Okay. Have to scribble something as there are too many voices in my brain, clamouring and drowning out the din of the outside world. So those sitting around me, will find me in hermit-like mood; remote and fidgety. Remote, as in, others cannot approach me. Fidgety because too many things happening in my brain. I can actually imagine the thought wires criss-crossing, and becoming one messy tangle.
What am I supposed to untangle and relax?
Here are my usual solutions: watch a movie. With no one for company. In my moods like this, I prefer to sit and watch the film alone. No popcorn either.
And, which movies would make it to my companion list? Jo Jeeta Wohi Sikandar (no), Jodhaa Akbar (no), Yuva....(some bits, yes), Zindagi Na Milegi Dobara (maybe yes), Andaz Apna Apna (uhhh) Swades (YESSSSSSS).
I don't know why, but when I am down and out, and need to calm myself, I invariably reach out for Swades, which in some people's opinion is a perfect recipe for sad documentary. I don't agree. Ya, I mean it has been stretched quite a bit. But, still it's the best ever depiction of the confusion that India is. And, that we do know how to put things right, in perspective.

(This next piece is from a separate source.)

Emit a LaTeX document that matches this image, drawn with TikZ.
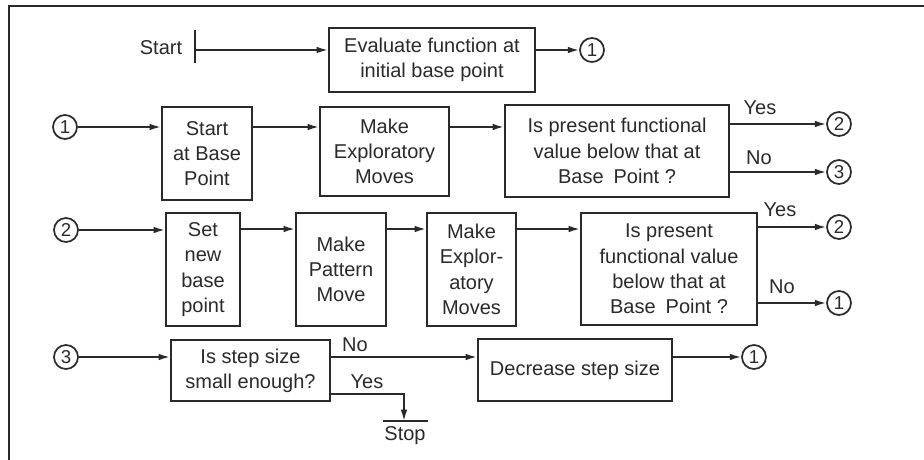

I also love it plainly for the village life, the uncomplicated stance, the unflinching acceptance of "this is it..."
My favourite bit of the movie is when SRK enters the village in his caravan, with the boy Chiku leading the way, and "ayo re" score in the background. My spirits lift.
There are other connections too.  Watching movie sitting on the road. Many a times in my childhood, I have often sat by the roadside with other townies/villagers watching movie on the "purdah" - hello, this was before TVs became common and electricity more regulated.
And, of course the temples. I loved the temple in this movie. The old stone temple, with the temple pond. Old village temples are soothing, charming and they have the ability to stop the clock. Time ticks by very slowly...until you are finally ready to step out and face the world.
I rarely ever visit a temple in the city. They somehow don't have the ability to draw you in like the old, cool temples of the village.
Yup, so I watch Swades for certain reasons.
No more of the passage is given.